I'm a little bit stressed as I head home from the studio tonight. We've been working extremely hard, and our ears are tired. You get to a stage with mixing when nothing makes sense any more. You hear little details over and over again and become so obsessed with getting them right that the big picture starts to go out of the window.
The stress is compounded by my not knowing what's happening on the Symphony for England front. I keep being told that there are developments, but no one seems to know whether these are positive or negative. It's doing my nut! Trying to focus on something as important as mixing a track, with this uncertainty nestling in the background, is proving almost impossible.

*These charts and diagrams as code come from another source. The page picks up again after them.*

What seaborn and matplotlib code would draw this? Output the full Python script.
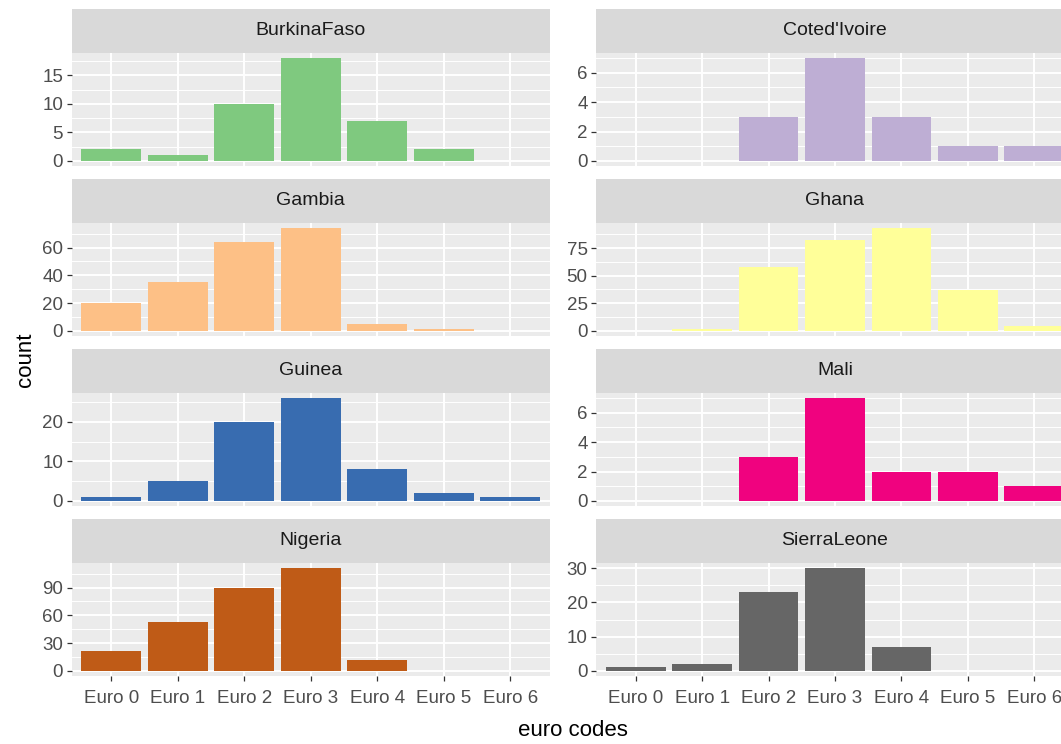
import numpy as np
import pandas as pd
import matplotlib
matplotlib.use("Agg")
import matplotlib.pyplot as plt
from matplotlib.ticker import FixedLocator
import seaborn as sns

# Counts of vehicles per euro emission code, by country
codes = ["Euro 0", "Euro 1", "Euro 2", "Euro 3", "Euro 4", "Euro 5", "Euro 6"]
countries = ["BurkinaFaso", "Coted'Ivoire", "Gambia", "Ghana",
             "Guinea", "Mali", "Nigeria", "SierraLeone"]

burkina_faso = [2, 1, 10, 18, 7, 2, 0]
cote_divoire = [0, 0, 3, 7, 3, 1, 1]
gambia = [20, 35, 64, 74, 5, 1, 0]
ghana = [0, 2, 58, 82, 93, 37, 4]
guinea = [1, 5, 20, 26, 8, 2, 1]
mali = [0, 0, 3, 7, 2, 2, 1]
nigeria = [21, 53, 90, 111, 12, 0, 0]
sierra_leone = [1, 2, 23, 30, 7, 0, 0]

series = [burkina_faso, cote_divoire, gambia, ghana,
          guinea, mali, nigeria, sierra_leone]

# y breaks per facet (free scales)
major_breaks = [
    [0, 5, 10, 15],
    [0, 2, 4, 6],
    [0, 20, 40, 60],
    [0, 25, 50, 75],
    [0, 10, 20],
    [0, 2, 4, 6],
    [0, 30, 60, 90],
    [0, 10, 20, 30],
]

df = pd.DataFrame({
    "country": np.repeat(countries, len(codes)),
    "code": codes * len(countries),
    "count": np.concatenate(series),
})

palette = sns.color_palette("Accent", len(countries))

plt.rcParams["font.family"] = ["Liberation Sans", "DejaVu Sans"]

W, H = 1061, 744
fig = plt.figure(figsize=(W / 100, H / 100), dpi=100)

PANEL_BG = "#EBEBEB"
STRIP_BG = "#D9D9D9"
TICK_TXT = "#4D4D4D"
TICK_LINE = "#333333"

# panel columns in pixels; the right column runs past the figure edge
col_x = [(71.5, 550.0), (596.0, 1074.0)]


def px_rect(x0, y0, x1, y1):
    return [x0 / W, 1 - y1 / H, (x1 - x0) / W, (y1 - y0) / H]


for i, country in enumerate(countries):
    r, c = divmod(i, 2)
    x0, x1 = col_x[c]
    strip_top = 8.5 + 170 * r
    panel_top = 53.0 + 170 * r
    panel_bot = 166.0 + 170 * r

    ax = fig.add_axes(px_rect(x0, panel_top, x1, panel_bot))
    ax.set_facecolor(PANEL_BG)
    sub = df[df["country"] == country]
    sns.barplot(data=sub, x="code", y="count", order=codes, color=palette[i],
                saturation=1, width=0.9, linewidth=0, ax=ax)

    ymax = max(series[i])
    ax.set_ylim(-0.05 * ymax, 1.05 * ymax)
    ax.set_xlim(-0.6, len(codes) - 0.4)

    majors = major_breaks[i]
    step = majors[1] - majors[0]
    minors = [m + step / 2 for m in range(-step, int(1.05 * ymax) + step, step)]
    minors = [m for m in minors if -0.05 * ymax < m < 1.05 * ymax]
    ax.yaxis.set_major_locator(FixedLocator(majors))
    ax.yaxis.set_minor_locator(FixedLocator(minors))

    ax.set_axisbelow(True)
    ax.grid(which="major", color="white", linewidth=1.4)
    ax.grid(which="minor", axis="y", color="white", linewidth=0.7)
    for s in ax.spines.values():
        s.set_visible(False)

    ax.set_xlabel("")
    ax.set_ylabel("")
    ax.tick_params(axis="y", which="major", length=3.6, width=0.9,
                   color=TICK_LINE, labelcolor=TICK_TXT, labelsize=13.5, pad=2.5)
    ax.tick_params(axis="y", which="minor", length=0)
    if r == 3:
        ax.tick_params(axis="x", length=3.6, width=0.9, color=TICK_LINE,
                       labelcolor=TICK_TXT, labelsize=13.5, pad=6.5)
    else:
        ax.tick_params(axis="x", length=0, labelbottom=False)

    # facet strip above the panel
    sax = fig.add_axes(px_rect(x0, strip_top, x1, panel_top))
    sax.set_facecolor(STRIP_BG)
    sax.set_xticks([])
    sax.set_yticks([])
    for s in sax.spines.values():
        s.set_visible(False)
    sax.text(0.5, 0.5, country, transform=sax.transAxes,
             ha="center", va="center", fontsize=14, color="#1A1A1A")

fig.text(572.5 / W, 1 - 731 / H, "euro codes", ha="center", va="center",
         fontsize=16, color="black")
fig.text(25 / W, 1 - 360 / H, "count", ha="center", va="center",
         rotation=90, fontsize=16, color="black")

fig.savefig("out.png", dpi=100, facecolor="white")
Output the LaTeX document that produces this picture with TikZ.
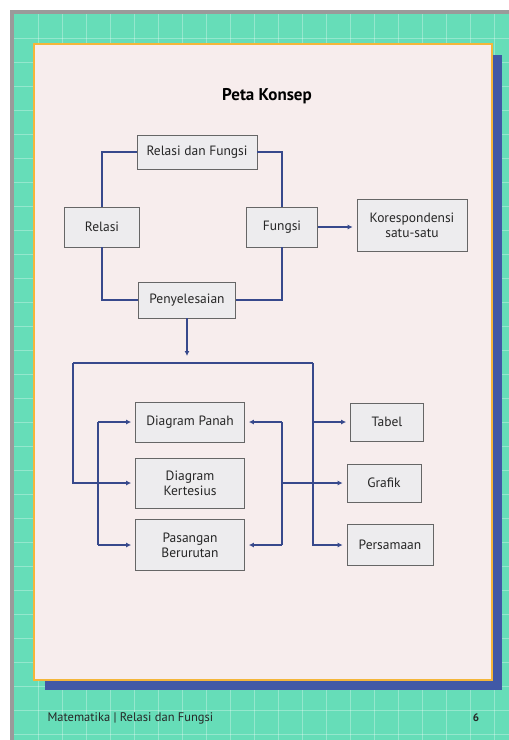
\documentclass[tikz,border=0pt]{standalone}
\usepackage{fontspec}
\setmainfont{PT Sans}
\usetikzlibrary{arrows.meta}
\definecolor{pagegreen}{HTML}{66DDB8}
\definecolor{pagegray}{HTML}{9A9A9A}
\definecolor{shadowblue}{HTML}{4159A6}
\definecolor{frameorange}{HTML}{F4B63A}
\definecolor{paperpink}{HTML}{F7EDED}
\definecolor{boxgray}{HTML}{EDECEE}
\definecolor{linkblue}{HTML}{37498C}
\tikzset{
  >=Latex,
  concept/.style={draw=black!60,fill=boxgray,line width=0.7pt,align=center,
    font=\fontsize{13.5}{15}\selectfont,text=black!85,inner sep=0pt},
  conn/.style={draw=linkblue,line width=2pt},
  arr/.style={conn,-{Latex[length=5pt,width=5pt]},shorten >=4pt},
}

\begin{document}
\begin{tikzpicture}[x=1pt,y=-1pt]
  \useasboundingbox (0,0) rectangle (509,740);
  % page
  \fill[white] (0,0) rectangle (509,740);
  \fill[pagegray] (10,10) rectangle (509,740);
  \fill[pagegreen] (14,14) rectangle (509,740);
  \foreach \g in {38,62,...,509}
    \draw[white,opacity=0.3,line width=0.7pt] (\g,14) -- (\g,740);
  \foreach \g in {38,62,...,740}
    \draw[white,opacity=0.3,line width=0.7pt] (14,\g) -- (509,\g);
  \fill[shadowblue] (45,55) rectangle (502,690);
  \draw[frameorange,fill=paperpink,line width=2.5pt] (34,44) rectangle (492,680);

  \node[font=\bfseries\fontsize{17}{19}\selectfont] (title) at (267,96) {Peta Konsep};

  % upper map
  \node[concept,minimum width=120pt,minimum height=34pt] (rdf)    at (197,152) {Relasi dan Fungsi};
  \node[concept,minimum width=75pt,minimum height=40pt]  (relasi) at (102,227) {Relasi};
  \node[concept,minimum width=71pt,minimum height=40pt]  (fungsi) at (282,227) {Fungsi};
  \node[concept,minimum width=110pt,minimum height=52pt] (kores)  at (412,225) {Korespondensi\\satu-satu};
  \node[concept,minimum width=97pt,minimum height=36pt]  (penyel) at (187,300) {Penyelesaian};

  \draw[conn] (relasi.north) |- (rdf.west);
  \draw[conn] (fungsi.north) |- (rdf.east);
  \draw[conn] (relasi.south) |- (penyel.west);
  \draw[conn] (fungsi.south) |- (penyel.east);
  \draw[arr] (fungsi.east) -- (kores.west |- fungsi.east);

  % lower map
  \node[concept,minimum width=109pt,minimum height=40pt] (dpanah) at (190,422) {Diagram Panah};
  \node[concept,minimum width=109pt,minimum height=50pt] (dkart)  at (190,483) {Diagram\\Kertesius};
  \node[concept,minimum width=109pt,minimum height=51pt] (pasang) at (190,545) {Pasangan\\Berurutan};
  \node[concept,minimum width=73pt,minimum height=38pt]  (tabel)  at (387,422) {Tabel};
  \node[concept,minimum width=74pt,minimum height=38pt]  (grafik) at (384,483) {Grafik};
  \node[concept,minimum width=86pt,minimum height=41pt]  (persam) at (390,545) {Persamaan};

  \coordinate (split) at (187,363);
  \coordinate (busl) at (73,363);
  \coordinate (busr) at (313,363);
  \coordinate (midr) at (282,483);
  \coordinate (midl) at (98,483);

  \draw[arr,shorten >=7pt] (penyel.south) -- (split);
  \draw[conn] (busl) -- (busr);
  \draw[arr] (busl) |- (dkart.west);
  \draw[arr] (busr) |- (persam.west);
  \draw[arr] (busr |- tabel.west) -- (tabel.west);

  \draw[conn] (midr |- dpanah.east) -- (midr |- pasang.east);
  \draw[arr] (midr |- dpanah.east) -- (dpanah.east);
  \draw[arr] (midr |- pasang.east) -- (pasang.east);
  \draw[arr] (midr) -- (grafik.west);

  \draw[conn] (midl |- dpanah.west) -- (midl |- pasang.west);
  \draw[arr] (midl |- dpanah.west) -- (dpanah.west);
  \draw[arr] (midl |- pasang.west) -- (pasang.west);

  % footer
  \node[anchor=west,font=\fontsize{12.5}{14}\selectfont,text=black!85] (foot) at (44,718) {Matematika | Relasi dan Fungsi};
  \node[font=\bfseries\fontsize{11}{12}\selectfont,text=black!85] (pageno) at (476,718) {6};
\end{tikzpicture}
\end{document}
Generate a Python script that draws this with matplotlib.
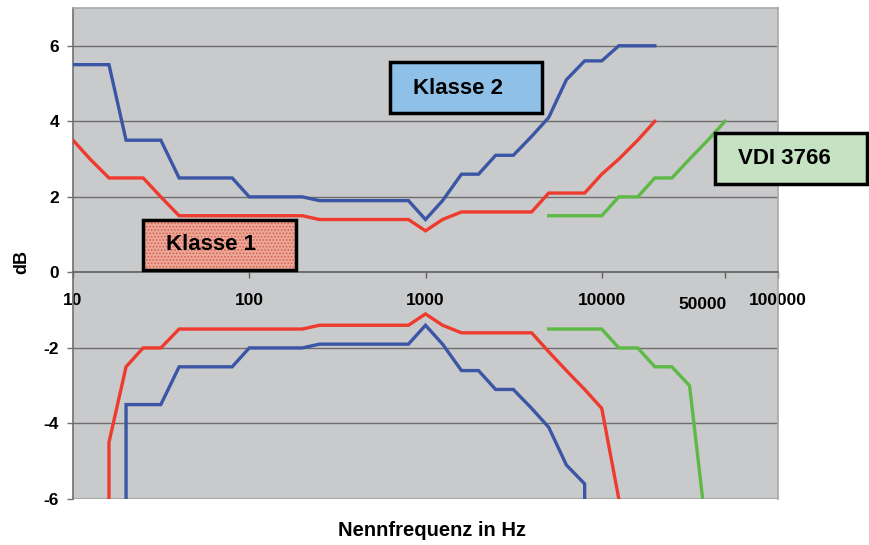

I rather suspect that everything is boiling down to the fact that our work focusses on England rather than Britain. The Olympics are all about team GB and not team England. But let's not forget that London is the capital of England, and that there are many people in this country who are proud to call themselves English. If the olympics were in Glasgow, would people worry about anything as specific as A Symphony for Scotland, I wonder? Would a Welshman ever describe himself as British? It's an interesting debate...
On the bright side at least my rat loves me... Rather too much as it happens... He's started to hump my arm! O miserere!
Nathan thinks it's because I'm hairy like a lady rat, but can there be anything as excruciatingly embarrassing as being raped by a gay rat? Is it my fault? Is it something I did to him when he was a child? Did I love him too much? Did I lead him on? Did I not see the warning signs?
To make matters worse, I'm told that a gentlemen rat tends to lock onto his lady, pre-coitally, by sinking his enormous teeth into her neck. It's a brutal occurrence, which the females unsurprisingly hate. It leads to terrible fights. It's therefore not surprising that just before my mortifying dry-hump gets under way, little Pol digs his teeth into my arm. It's painful and it comes with no warning. What am I to do?
Friday 15th February 1661, and Pepys spent the entire day doing his accounts. He was thrilled after he'd totted everything up to discover he was worth an incredible 350l. What I find most bizarre about Pepys is that it was only within the last few years that he'd learnt how to do maths at all. In the 17th Century, maths was generally not taught in schools. Bliss!!